_Short problem_: Give every line again exactly as it appears, please, but not the pictures.

### Data provided ###

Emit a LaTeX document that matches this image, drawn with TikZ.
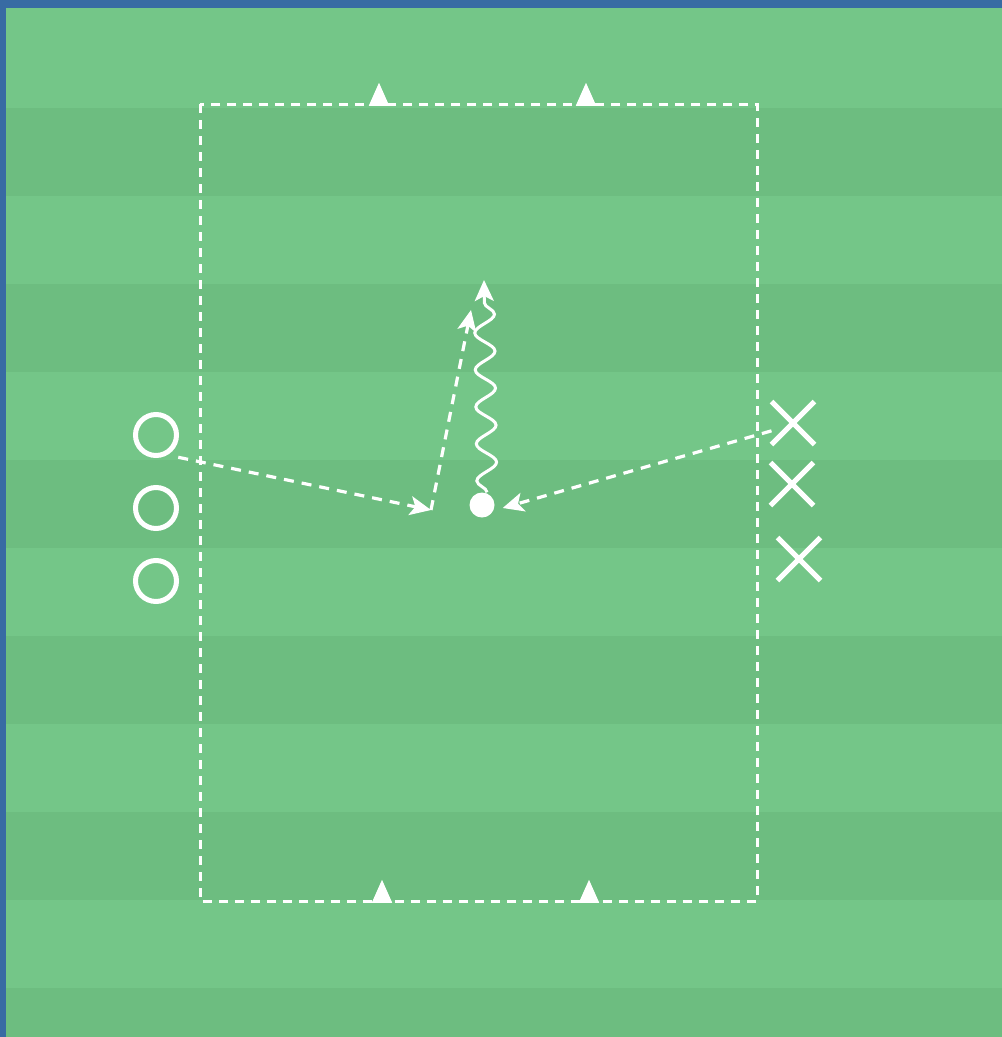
\documentclass[tikz,border=0pt]{standalone}
\usepackage{tikz}
\usetikzlibrary{arrows.meta, positioning, shapes.geometric, shapes.misc, decorations.pathmorphing}
\definecolor{pitchlight}{RGB}{116,198,136}
\definecolor{pitchdark}{RGB}{109,189,128}
\definecolor{frameblue}{RGB}{56,107,163}
\tikzset{player/.style={circle,draw=white,line width=5pt,minimum size=41pt,inner sep=0pt},opponent/.style={cross out,draw=white,line width=5pt,minimum size=38pt,inner sep=0pt},cone/.style={isosceles triangle,isosceles triangle apex angle=48,shape border rotate=90,fill=white,minimum height=23pt,inner sep=0pt,anchor=lower side},ball/.style={circle,fill=white,minimum size=25pt,inner sep=0pt},pass/.style={white,line width=3.2pt,dash pattern=on 10pt off 8pt,-{Stealth[length=21pt,width=19pt,inset=5pt]}},dribble/.style={white,line width=3pt,decorate,decoration={snake,amplitude=10pt,segment length=37pt,post length=16pt},-{Stealth[length=21pt,width=19pt,inset=5pt]}}}

\begin{document}
\begin{tikzpicture}[x=1pt,y=-1pt]
\useasboundingbox (0,0) rectangle (1002,1037);
% pitch
\fill[frameblue] (0,0) rectangle (1002,1037);
\fill[pitchlight] (6,8) rectangle (1002,1037);
\foreach \y in {108,284,460,636,812,988}
  \fill[pitchdark] (6,\y) rectangle (1002,{min(\y+88,1037)});
\draw[white,line width=3pt,dash pattern=on 9pt off 7pt] (200,104) rectangle (757,901);
% cones
\node[cone] (c1) at (379,106) {};
\node[cone] (c2) at (586,106) {};
\node[cone] (c3) at (382,903) {};
\node[cone] (c4) at (589,903) {};
% players
\node[player] (o1) at (156,435) {};
\node[player, below=27pt of o1] (o2) {};
\node[player, below=27pt of o2] (o3) {};
\node[opponent] (x1) at (793,423) {};
\node[opponent] (x2) at (792,484) {};
\node[opponent] (x3) at (799,559) {};
\node[ball] (b) at (482,505) {};
\coordinate (recv) at (431,510);
\coordinate (shot) at (471,310);
\coordinate (run) at (484,280);
% moves
\draw[pass] ([shift={(6pt,-6pt)}]o1.south east) -- (recv);
\draw[pass] (recv) -- (shot);
\draw[pass] (x1.200) -- ([xshift=8pt,yshift=-3pt]b.east);
\draw[dribble] ([xshift=5pt]b.north) -- (run);
\end{tikzpicture}
\end{document}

###

_Response to this exercise_:
Emit a LaTeX document that matches this image, drawn with TikZ.
\documentclass[tikz,border=0pt]{standalone}
\usepackage{tikz}
\usetikzlibrary{arrows.meta, positioning, shapes.geometric, shapes.misc, decorations.pathmorphing}
\definecolor{pitchlight}{RGB}{116,198,136}
\definecolor{pitchdark}{RGB}{109,189,128}
\definecolor{frameblue}{RGB}{56,107,163}
\tikzset{player/.style={circle,draw=white,line width=5pt,minimum size=41pt,inner sep=0pt},opponent/.style={cross out,draw=white,line width=5pt,minimum size=38pt,inner sep=0pt},cone/.style={isosceles triangle,isosceles triangle apex angle=48,shape border rotate=90,fill=white,minimum height=23pt,inner sep=0pt,anchor=lower side},ball/.style={circle,fill=white,minimum size=25pt,inner sep=0pt},pass/.style={white,line width=3.2pt,dash pattern=on 10pt off 8pt,-{Stealth[length=21pt,width=19pt,inset=5pt]}},dribble/.style={white,line width=3pt,decorate,decoration={snake,amplitude=10pt,segment length=37pt,post length=16pt},-{Stealth[length=21pt,width=19pt,inset=5pt]}}}

\begin{document}
\begin{tikzpicture}[x=1pt,y=-1pt]
\useasboundingbox (0,0) rectangle (1002,1037);
% pitch
\fill[frameblue] (0,0) rectangle (1002,1037);
\fill[pitchlight] (6,8) rectangle (1002,1037);
\foreach \y in {108,284,460,636,812,988}
  \fill[pitchdark] (6,\y) rectangle (1002,{min(\y+88,1037)});
\draw[white,line width=3pt,dash pattern=on 9pt off 7pt] (200,104) rectangle (757,901);
% cones
\node[cone] (c1) at (379,106) {};
\node[cone] (c2) at (586,106) {};
\node[cone] (c3) at (382,903) {};
\node[cone] (c4) at (589,903) {};
% players
\node[player] (o1) at (156,435) {};
\node[player, below=27pt of o1] (o2) {};
\node[player, below=27pt of o2] (o3) {};
\node[opponent] (x1) at (793,423) {};
\node[opponent] (x2) at (792,484) {};
\node[opponent] (x3) at (799,559) {};
\node[ball] (b) at (482,505) {};
\coordinate (recv) at (431,510);
\coordinate (shot) at (471,310);
\coordinate (run) at (484,280);
% moves
\draw[pass] ([shift={(6pt,-6pt)}]o1.south east) -- (recv);
\draw[pass] (recv) -- (shot);
\draw[pass] (x1.200) -- ([xshift=8pt,yshift=-3pt]b.east);
\draw[dribble] ([xshift=5pt]b.north) -- (run);
\end{tikzpicture}
\end{document}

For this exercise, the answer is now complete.